A police raid to stop climate protesters who planned to shut a power station was "on the edge" of legality, according to a policing expert.
More than 100 activists planning to protest at Ratcliffe-on-Soar power station were arrested by police in a raid on a Nottingham school in April 2009.
About 200 officers took part in the operation at Iona School in Sneinton.
On Wednesday, 18 people were given non-custodial sentences for conspiracy to commit aggravated trespass at the power station, which is owned by the company E.On.
But Dr Clifford Stott, a policing tactics expert from the University of Liverpool, believes the use of a pre-emptive raid raised serious questions.
He said: "Clearly the police were in their rights to intervene but we also need to bear in mind that at that point of intervention, there had been no breaches of the law.
"There were only people engaging in peaceful protest and peaceful protest is protected under the European Convention on Human Rights and to prevent peaceful protest is, in itself, illegal.
"So it really is on the edge of that borderline between what's legal and what isn't, and who was in the right and who was in the wrong."
But he added the police had an obligation to protect a crucial piece of the nation's infrastructure.
"This is the challenge of the situation for the police. But just because it is a difficult job does not justify them taking away our legal right to engage in peaceful protest.
"And it is really where that transition (from peaceful to illegal protest) occurs that we understand the proportionality of police action."
The cost of the policing operation is estimated at more than £300,000, with the court case generating a £400,000 bill.
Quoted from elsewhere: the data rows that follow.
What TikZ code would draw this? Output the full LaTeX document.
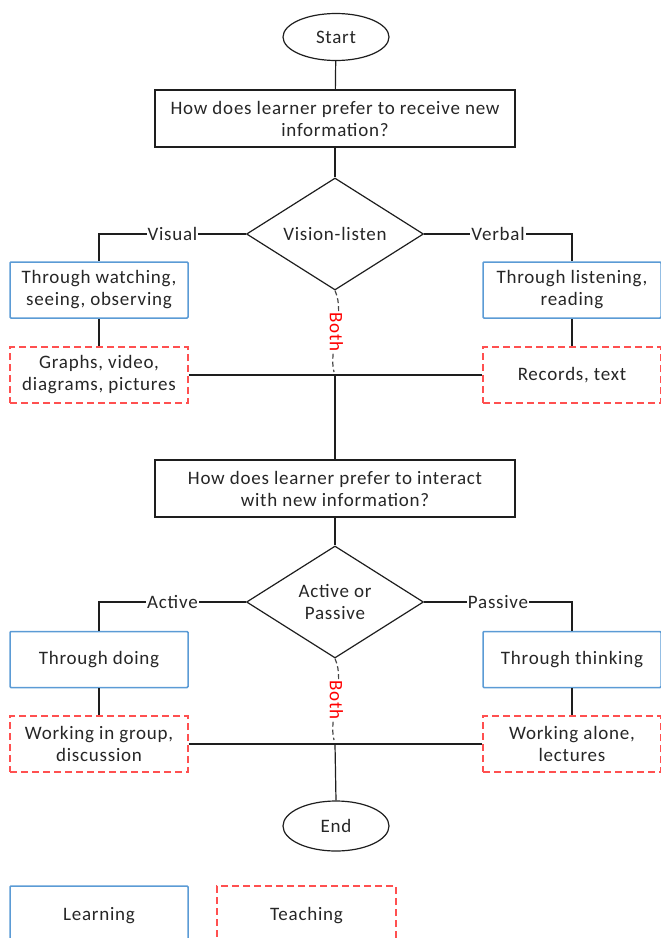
\documentclass[tikz,border=0pt]{standalone}
\usepackage{fontspec}
\setmainfont[LetterSpace=4]{Carlito}
\usetikzlibrary{shapes.geometric}
\definecolor{lblue}{RGB}{91,155,213}
\definecolor{lred}{RGB}{255,80,80}
\definecolor{lineg}{RGB}{30,30,30}
\definecolor{dashg}{RGB}{70,70,70}
\begin{document}
\begin{tikzpicture}[x=1pt,y=-1pt,
  every node/.style={font=\fontsize{19}{22}\selectfont, align=center, inner sep=0pt, text=black!85},
  conn/.style={draw=lineg, line width=1.2pt},
  term/.style={ellipse, draw=lineg, line width=1.2pt, minimum width=106, minimum height=47},
  qbox/.style={rectangle, draw=lineg, line width=1.2pt, minimum width=360, minimum height=57},
  decide/.style={diamond, draw=lineg, line width=1.2pt, minimum width=177, minimum height=112, aspect=1.58},
  learnbox/.style={rectangle, draw=lblue, line width=1.5pt, minimum width=178, minimum height=56, rounded corners=1pt},
  teachbox/.style={rectangle, draw=lred, line width=1.5pt, dash pattern=on 7pt off 4pt, minimum width=178, minimum height=56},
  blabel/.style={fill=white, inner sep=1pt},
  bothline/.style={draw=dashg, line width=1.2pt, dash pattern=on 5pt off 3pt},
  bothlabel/.style={text=red, fill=white, rotate=-90, inner sep=1pt}
]
\useasboundingbox (0,0) rectangle (661,938);

\node[term] (start) at (336,37) {Start};
\node[qbox] (q1) at (335,118.5) {How does learner prefer to receive new\\information?};
\node[decide] (d1) at (335,234) {Vision-listen};
\node[learnbox] (watch) at (99,290) {Through watching,\\seeing, observing};
\node[learnbox] (listen) at (572,290) {Through listening,\\reading};
\node[teachbox] (graphs) at (99,375) {Graphs, video,\\diagrams, pictures};
\node[teachbox] (records) at (572,375) {Records, text};
\coordinate (j1) at (335,375);
\node[qbox] (q2) at (335,488.5) {How does learner prefer to interact\\with new information?};
\node[decide] (d2) at (335,602) {Active or\\Passive};
\node[learnbox] (doing) at (99,659.5) {Through doing};
\node[learnbox] (thinking) at (572,659.5) {Through thinking};
\node[teachbox] (group) at (99,744) {Working in group,\\discussion};
\node[teachbox] (alone) at (572,744) {Working alone,\\lectures};
\coordinate (j2) at (335,744);
\node[term, minimum height=50] (end) at (336,826) {End};
\node[learnbox, minimum height=60] (learn) at (99,916) {Learning};
\node[teachbox, minimum width=179, minimum height=60] (teach) at (306.5,916) {Teaching};

\draw[conn] (start) -- (q1);
\draw[conn] (q1) -- (d1);
\draw[conn] (d1.west) -| node[blabel, pos=0.25] {Visual} (watch.north);
\draw[conn] (d1.east) -| node[blabel, pos=0.25] {Verbal} (listen.north);
\draw[conn] (watch) -- (graphs);
\draw[conn] (listen) -- (records);
\draw[conn] (graphs.east) -- (records.west);
\draw[conn] (j1) -- (q2.north);
\draw[bothline] (d1.south) .. controls (346,315) and (328,350) .. (334,372)
  node[bothlabel, pos=0.5] {Both};
\draw[conn] (q2) -- (d2);
\draw[conn] (d2.west) -| node[blabel, pos=0.25] {Active} (doing.north);
\draw[conn] (d2.east) -| node[blabel, pos=0.25] {Passive} (thinking.north);
\draw[conn] (doing) -- (group);
\draw[conn] (thinking) -- (alone);
\draw[conn] (group.east) -- (alone.west);
\draw[conn] (j2) -- (end.north);
\draw[bothline] (d2.south) .. controls (346,683) and (328,718) .. (334,740)
  node[bothlabel, pos=0.5] {Both};
\end{tikzpicture}
\end{document}
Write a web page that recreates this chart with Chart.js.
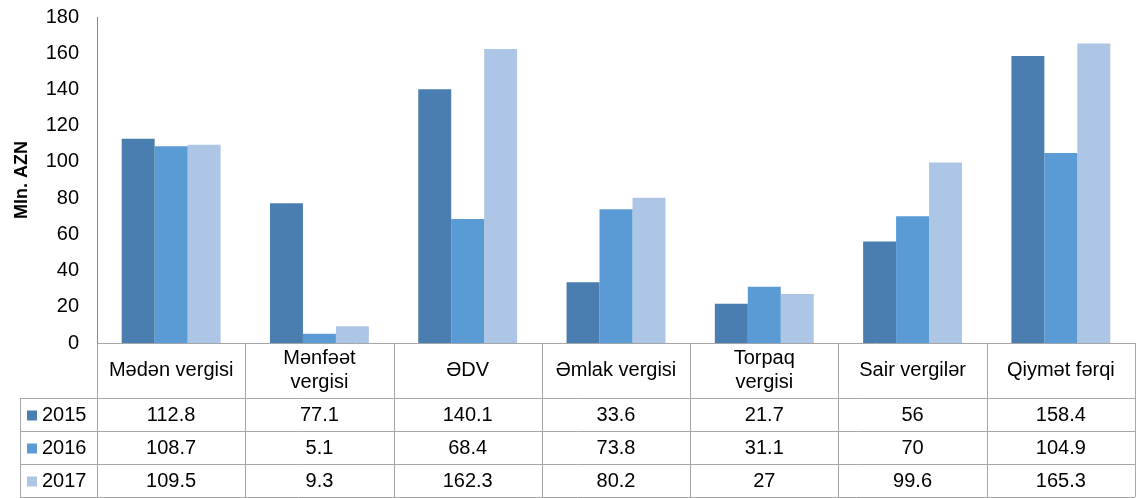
<!DOCTYPE html>
<html>
<head>
<meta charset="utf-8">
<script src="https://cdn.jsdelivr.net/npm/chart.js@4/dist/chart.umd.min.js"></script>
<style>
  html, body { margin: 0; padding: 0; background: #fff; }
  #wrap { width: 1137px; height: 498px; position: relative; }
</style>
</head>
<body>
<div id="wrap"><canvas id="myChart" width="1137" height="498"></canvas></div>
<script>
var ctx = document.getElementById("myChart").getContext('2d');

const categories = ['Mədən vergisi', ['Mənfəət', 'vergisi'], 'ƏDV', 'Əmlak vergisi', ['Torpaq', 'vergisi'], 'Sair vergilər', 'Qiymət fərqi'];
const years = ['2015', '2016', '2017'];
const votes2015 = [112.8, 77.1, 140.1, 33.6, 21.7, 56, 158.4];
const votes2016 = [108.7, 5.1, 68.4, 73.8, 31.1, 70, 104.9];
const votes2017 = [109.5, 9.3, 162.3, 80.2, 27, 99.6, 165.3];
const yTicks = [0, 20, 40, 60, 80, 100, 120, 140, 160, 180];
const colors = ['#4a7eb0', '#5b9bd5', '#adc6e6'];

const FONT = 'Arial, "Liberation Sans", sans-serif';

// draws the data table under the plot, using the x scale for column centers
const tablePlugin = {
  id: 'dataTable',
  afterDraw(chart) {
    const c = chart.ctx;
    const area = chart.chartArea;
    const xs = chart.scales.x;
    const top = area.bottom;
    const headH = 55;
    const rowH = 33;
    const left = 20;
    const colW = (area.right - area.left) / categories.length;
    const rows = [votes2015, votes2016, votes2017];
    c.save();
    c.strokeStyle = '#a6a6a6';
    c.lineWidth = 1;
    c.beginPath();
    c.moveTo(area.left, top + 0.5); c.lineTo(area.right, top + 0.5);
    for (let r = 0; r <= rows.length; r++) {
      const y = Math.round(top + headH + r * rowH) + 0.5;
      c.moveTo(left, y); c.lineTo(area.right, y);
    }
    const bottom = top + headH + rows.length * rowH;
    c.moveTo(left + 0.5, top + headH); c.lineTo(left + 0.5, bottom);
    for (let i = 0; i <= categories.length; i++) {
      const x = Math.round(area.left + i * colW) + 0.5;
      c.moveTo(x, top); c.lineTo(x, bottom);
    }
    c.stroke();

    c.fillStyle = '#000';
    c.font = '20px ' + FONT;
    c.textAlign = 'center';
    c.textBaseline = 'middle';
    categories.forEach((cat, i) => {
      const cx = xs.getPixelForValue(i);
      const lines = Array.isArray(cat) ? cat : [cat];
      const lh = 24;
      lines.forEach((ln, k) => {
        c.fillText(ln, cx, top + headH / 2 + (k - (lines.length - 1) / 2) * lh);
      });
    });
    rows.forEach((vals, r) => {
      const cy = top + headH + r * rowH + rowH / 2 + 1;
      vals.forEach((v, i) => {
        c.fillText(String(v), xs.getPixelForValue(i), cy);
      });
      c.fillStyle = colors[r];
      c.fillRect(27, cy - 5, 10, 10);
      c.fillStyle = '#000';
      c.textAlign = 'left';
      c.fillText(years[r], 42, cy);
      c.textAlign = 'center';
    });
    c.restore();
  }
};

new Chart(ctx, {
  type: 'bar',
  data: {
    labels: categories,
    datasets: [
      { label: years[0], data: votes2015, backgroundColor: colors[0] },
      { label: years[1], data: votes2016, backgroundColor: colors[1] },
      { label: years[2], data: votes2017, backgroundColor: colors[2] }
    ]
  },
  options: {
    responsive: false,
    animation: false,
    layout: { padding: { top: 17, right: 2, bottom: 155, left: 0 } },
    datasets: { bar: { categoryPercentage: 0.667, barPercentage: 1.0 } },
    plugins: { legend: { display: false }, tooltip: { enabled: false } },
    scales: {
      x: { display: false },
      y: {
        min: 0,
        max: 180,
        afterBuildTicks: (s) => { s.ticks = yTicks.map(v => ({ value: v })); },
        afterFit: (s) => { s.width = 97; s.paddingTop = 0; s.paddingBottom = 0; },
        grid: { display: false },
        border: { display: true, color: '#868686' },
        ticks: { color: '#000', font: { size: 20, family: FONT }, padding: 10 },
        title: { display: true, text: 'Mln. AZN', color: '#000', font: { size: 18, weight: 'bold', family: FONT }, padding: { top: 11, bottom: 4 } }
      }
    }
  },
  plugins: [tablePlugin]
});
</script>
</body>
</html>
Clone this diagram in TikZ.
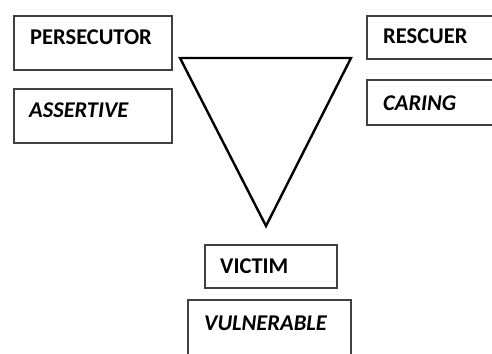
\documentclass[tikz,border=0pt]{standalone}
\usepackage{fontspec}
\setmainfont{Carlito}
\begin{document}
\begin{tikzpicture}[x=1pt,y=-1pt,
  frame/.style={draw=black!75,line width=1.4pt},
  label/.style={anchor=base west,inner sep=0pt,font=\fontsize{22.5}{26}\selectfont\bfseries},
  tri/.style={draw=black,line width=2.4pt,line join=miter}]
\useasboundingbox (0,0) rectangle (492,353);
\clip (0,0) rectangle (492,353);
% role boxes
\draw[frame] (14,16) rectangle (172,70);
\draw[frame] (14,89) rectangle (172,143);
\draw[frame] (367,16) rectangle (500,59);
\draw[frame] (367,80) rectangle (500,125);
\draw[frame] (205,245) rectangle (337,288);
\draw[frame] (188,300) rectangle (351,360);
% labels
\node[label] (pers) at (30,45) {PERSECUTOR};
\node[label] (asse) at (29,117) {\itshape ASSERTIVE};
\node[label] (resc) at (383,44) {RESCUER};
\node[label] (cari) at (383,110) {\itshape CARING};
\node[label] (vict) at (220,273) {VICTIM};
\node[label] (vuln) at (204,330) {\itshape VULNERABLE};
% drama triangle
\coordinate (tl) at (180,58);
\coordinate (tr) at (351,58);
\coordinate (bt) at (266,226);
\draw[tri] (tl) -- (tr) -- (bt) -- cycle;
\end{tikzpicture}
\end{document}
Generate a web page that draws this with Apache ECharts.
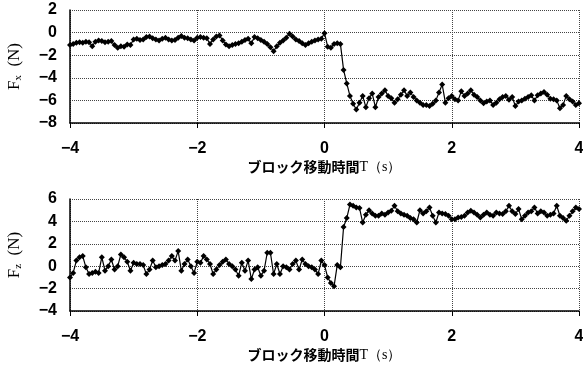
<!DOCTYPE html>
<html lang="ja">
<head>
<meta charset="UTF-8">
<title>Fx / Fz</title>
<script src="https://cdn.jsdelivr.net/npm/echarts@6/dist/echarts.min.js"></script>
<style>
  html, body { margin: 0; padding: 0; background: #fff; }
  #main { width: 583px; height: 368px; }
</style>
</head>
<body>
<div id="main"></div>
<script>
// sample times (s)
var times = [
  -4.00, -3.95, -3.90, -3.85, -3.80, -3.75, -3.70, -3.65, -3.60, -3.55,
  -3.50, -3.45, -3.40, -3.35, -3.30, -3.25, -3.20, -3.15, -3.10, -3.05,
  -3.00, -2.95, -2.90, -2.85, -2.80, -2.75, -2.70, -2.65, -2.60, -2.55,
  -2.50, -2.45, -2.40, -2.35, -2.30, -2.25, -2.20, -2.15, -2.10, -2.05,
  -2.00, -1.95, -1.90, -1.85, -1.80, -1.75, -1.70, -1.65, -1.60, -1.55,
  -1.50, -1.45, -1.40, -1.35, -1.30, -1.25, -1.20, -1.15, -1.10, -1.05,
  -1.00, -0.95, -0.90, -0.85, -0.80, -0.75, -0.70, -0.65, -0.60, -0.55,
  -0.50, -0.45, -0.40, -0.35, -0.30, -0.25, -0.20, -0.15, -0.10, -0.05,
   0.00,  0.05,  0.10,  0.15,  0.20,  0.25,  0.30,  0.35,  0.40,  0.45,
   0.50,  0.55,  0.60,  0.65,  0.70,  0.75,  0.80,  0.85,  0.90,  0.95,
   1.00,  1.05,  1.10,  1.15,  1.20,  1.25,  1.30,  1.35,  1.40,  1.45,
   1.50,  1.55,  1.60,  1.65,  1.70,  1.75,  1.80,  1.85,  1.90,  1.95,
   2.00,  2.05,  2.10,  2.15,  2.20,  2.25,  2.30,  2.35,  2.40,  2.45,
   2.50,  2.55,  2.60,  2.65,  2.70,  2.75,  2.80,  2.85,  2.90,  2.95,
   3.00,  3.05,  3.10,  3.15,  3.20,  3.25,  3.30,  3.35,  3.40,  3.45,
   3.50,  3.55,  3.60,  3.65,  3.70,  3.75,  3.80,  3.85,  3.90,  3.95,
   4.00
];

// Fx (N)
var fx = [
  -1.1, -1.0, -0.9, -0.85, -0.9, -0.8, -0.85, -1.2, -0.8, -0.7,
  -0.75, -0.85, -0.8, -0.75, -1.1, -1.35, -1.2, -1.25, -1.05, -1.1,
  -0.6, -0.55, -0.65, -0.6, -0.4, -0.35, -0.5, -0.6, -0.7, -0.55,
  -0.45, -0.6, -0.7, -0.65, -0.45, -0.3, -0.45, -0.5, -0.6, -0.7,
  -0.45, -0.4, -0.45, -0.5, -1.0, -0.6, -0.35, -0.25, -0.7, -1.05,
  -1.2, -1.1, -1.0, -0.95, -0.8, -0.65, -0.55, -0.95, -0.4, -0.5,
  -0.65, -0.8, -1.0, -1.3, -1.65, -1.2, -0.9, -0.7, -0.45, -0.1,
  -0.35, -0.6, -0.75, -0.95, -1.1, -0.95, -0.8, -0.7, -0.6, -0.55,
  -0.05, -1.25, -1.35, -1.0, -0.95, -1.0, -3.3, -4.5, -5.6, -6.3,
  -6.8, -6.2, -5.6, -6.6, -5.8, -5.4, -6.6, -5.7, -5.4, -5.1,
  -5.6, -5.8, -6.2, -5.9, -5.5, -5.1, -5.6, -5.3, -5.7, -6.0,
  -6.2, -6.4, -6.4, -6.5, -6.3, -6.0, -5.3, -4.6, -6.2, -5.8,
  -5.6, -5.9, -6.0, -5.2, -5.6, -5.4, -5.1, -5.5, -5.7, -6.0,
  -6.25, -6.1, -6.0, -6.4, -6.2, -5.9, -5.7, -5.6, -5.95, -5.7,
  -6.5, -6.1, -6.0, -5.85, -5.7, -5.55, -6.0, -5.55, -5.4, -5.25,
  -5.5, -5.85, -5.9, -6.0, -6.7, -6.4, -5.6, -5.9, -6.1, -6.4,
  -6.25
];

// Fz (N)
var fz = [
  -1.0, -0.6, 0.5, 0.8, 0.9, -0.1, -0.7, -0.6, -0.5, -0.6,
  0.8, -0.4, 0.0, 0.6, -0.3, 0.0, 1.05, 0.8, 0.4, -0.4,
  0.3, 0.2, 0.2, 0.1, -0.7, -0.3, 0.5, -0.1, 0.0, 0.1,
  0.2, 0.5, 0.9, 0.5, 1.35, -0.4, 0.2, 0.6, 0.0, -0.6,
  0.4, 0.3, 0.9, 0.6, 0.2, -0.7, -0.3, 0.1, 0.4, 0.6,
  0.2, 0.0, -0.3, -0.85, 0.3, -0.4, 0.5, -1.15, -0.3, -0.1,
  -0.85, -0.4, 1.2, 1.2, -0.7, 0.2, -0.7, 0.0, -0.1, -0.3,
  0.2, 0.5, -0.3, 0.6, 0.2, 0.0, -0.1, -0.3, -0.7, 0.5,
  0.1, -1.0, -1.5, -1.8, 0.1, -0.1, 3.5, 4.3, 5.5, 5.4,
  5.25, 5.2, 3.9, 4.6, 5.0, 4.7, 4.5, 4.5, 4.7, 4.6,
  4.8, 4.95, 5.4, 4.9, 4.7, 4.6, 4.5, 4.3, 4.2, 3.9,
  5.0, 4.7, 4.9, 5.25, 4.5, 3.9, 4.8, 4.7, 4.65, 4.5,
  4.2, 4.2, 4.35, 4.4, 4.5, 4.8, 4.95, 4.8, 4.6, 4.35,
  4.6, 4.8, 4.6, 4.5, 4.8, 4.7, 4.65, 4.9, 5.4, 4.9,
  4.65, 5.1, 4.2, 4.5, 4.8, 4.9, 5.25, 4.7, 4.9, 4.8,
  4.5, 4.6, 4.7, 5.4, 4.5, 4.3, 4.05, 4.5, 4.9, 5.25,
  5.1
];

function pairs(ys) {
  return times.map(function (t, i) { return [t, ys[i]]; });
}

var tickFont = { fontFamily: '"Liberation Sans Narrow", "Liberation Sans", sans-serif', fontWeight: 'bold', fontSize: 16, color: '#000' };
function minus(v) { return String(v).replace('-', '\u2212'); }

var xTitleRich = {
  a: { fontFamily: '"Noto Sans CJK JP", sans-serif', fontWeight: 'bold', fontSize: 14, color: '#000' },
  b: { fontFamily: '"Liberation Serif", serif', fontSize: 14, color: '#000' }
};
var yTitleRich = {
  a: { fontFamily: '"Liberation Serif", serif', fontSize: 17, color: '#000' },
  s: { fontFamily: '"Liberation Serif", serif', fontSize: 11, color: '#000', padding: [8, 0, 0, 0] }
};

var dotted = { color: '#444', type: 'dotted', width: 1 };

function xAxis(idx) {
  return {
    type: 'value', gridIndex: idx, min: -4, max: 4, interval: 2,
    name: '{a|ブロック移動時間}{b|T（s）}',
    nameLocation: 'middle', nameGap: 37,
    nameTextStyle: { rich: xTitleRich },
    axisLine: { onZero: false, lineStyle: { color: '#000', width: 1.5 } },
    axisTick: { show: true, length: 5, lineStyle: { color: '#000' } },
    axisLabel: Object.assign({ margin: 18, formatter: minus }, tickFont),
    splitLine: { show: true, lineStyle: dotted }
  };
}

function yAxis(idx, min, max, sub) {
  return {
    type: 'value', gridIndex: idx, min: min, max: max, interval: 2,
    name: '{a|F}{s|' + sub + '}{a|  (N)}',
    nameLocation: 'middle', nameGap: 46, nameRotate: 90,
    nameTextStyle: { rich: yTitleRich },
    axisLine: { show: true, onZero: false, lineStyle: { color: '#000', width: 1.5 } },
    axisTick: { show: false },
    axisLabel: Object.assign({ margin: 13, formatter: minus }, tickFont),
    splitLine: { show: true, lineStyle: dotted }
  };
}

function series(idx, ys) {
  return {
    type: 'line', xAxisIndex: idx, yAxisIndex: idx,
    data: pairs(ys),
    symbol: 'diamond', symbolSize: 6,
    itemStyle: { color: '#000' },
    lineStyle: { color: '#000', width: 1.2 },
    animation: false
  };
}

var chart = echarts.init(document.getElementById('main'), null, { renderer: 'canvas' });
chart.setOption({
  backgroundColor: '#fff',
  animation: false,
  grid: [
    { left: 70, top: 10, width: 509, height: 113, outerBoundsMode: 'none' },
    { left: 70, top: 199, width: 509, height: 112, outerBoundsMode: 'none' }
  ],
  xAxis: [xAxis(0), xAxis(1)],
  yAxis: [yAxis(0, -8, 2, 'x'), yAxis(1, -4, 6, 'z')],
  series: [series(0, fx), series(1, fz)]
});
</script>
</body>
</html>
One of the convicted protesters, 32-year-old Chris Kitchen, from Brightlingsea in Essex, said: "We're part of a growing global movement for climate justice and it's not our decision how much the police spend on trying to stop us.
"What we want to stop is companies like E.On making these enormous profits."
'Risk and harm'
Immediately after the sentencing, Det Supt Adrian Pearson, who led the investigation, said: "We will facilitate peaceful protest.
"Unfortunately there are a number of people willing to go to extreme lengths to get their point across, damaging property, trespassing on private land and potentially endangering the lives of others."
Assistant Chief Constable Ian Ackerley added: "The scale of any policing operation is based upon the threat, risk and harm, which may be caused to the public we serve.
"Whether an operation costs £100 or £100,000 our objective, to protect the public and minimise disruption, will remain the same.
"In this case, had the activists been successful in their plans, they would have forced entry to the power station, and caused significant disruption to the public."
During the trial at Nottingham Crown Court, the protesters admitted planning to close down the plant but claimed this was justified by the harm its operation did the planet.
But the prosecution claimed direct action was planned "because it was a great deal more fun, or because they did not have tickets to Glastonbury".
Passing sentence, Judge Jonathan Teare said the defendants had acted with "the highest possible motives".